Ketika tekanan darahnya relatif tinggi, 170/100, tidak diberikan obat untuk menurunkannya. Juga tidak tercatat obat untuk melancarkan kencing ketika terjadi pembengkakan. Bung Karno telah ditelantarkan.

Pada 22 Mei 2006 bersama dr Kartono Mohammad, saya berkunjung ke rumah Rachmawati Soekarnoputri di Jalan Jatipadang, Jakarta Selatan. Rachmawati bercerita tentang dr Suroyo adalah seorang dokter dari dinas kesehatan Angkatan Darat berpangkat kapten (kemudian mayor) yang ditempatkan di Istana menjelang 1965.

Menurut Rachmawati, dr Suroyo inilah yang biasanya merawat hewan-hewan yang ada di Istana Merdeka. Yang aneh pula, urine Soekarno diperiksa pada laboratorim Kedokteran Hewan Institut Pertanian Bogor. Entah tidak ada laboratorium yang lain waktu itu di Jakarta. Kami sempat melihat surat dari Pangdam Siliwangi Mayjen HR. Dharsono yang melarang seluruh warga Jawa Barat mengunjungi atau dikunjungi Soekarno.
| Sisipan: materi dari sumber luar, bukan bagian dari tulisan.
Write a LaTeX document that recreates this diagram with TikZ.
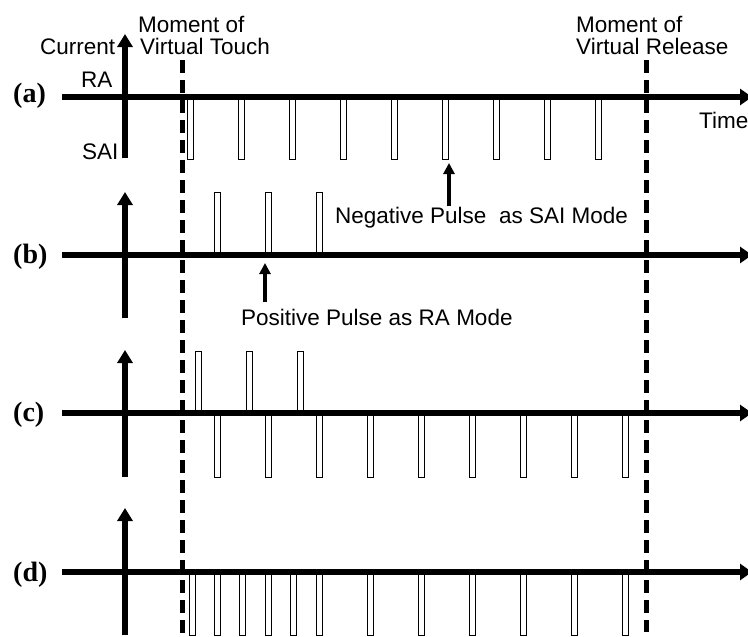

Selain itu, ada surat dari Pangdam Jaya Amir Machmud yang menetapkan bahwa seluruh dokter yang akan mengunjungi Bung Karno harus sepengetahuan dan didampingi dr Kapten Suroyo.

Ketika kesehatan Soekarno semakin kritis, pipinya terlihat bengkak, gejala pasien gagal ginjal. Guruh dan Rachmawati sempat memotret ayahnya. Foto itu sempat beredar pada pers asing. Guruh dan Rachmawati kontan diinterogasi di markas CPM Guntur, Jakarta.

Kenyataan yang tidak banyak diketahui masyarakat tentang kondisi kesehatan dan perawatan Bung Karno sengaja dikemukakan di sini, sungguhpun teramat pahit, bukanlah untuk memelihara dendam. Ini demi menuruti pandangan beliau agar kita "Jangan sekali-kali meninggalkan sejarah". Bangsa ini perlu belajar dan memetik hikmah dari sejarah masa lampau agar lebih arif dan proporsional dalam menyikapi persoalan hari ini.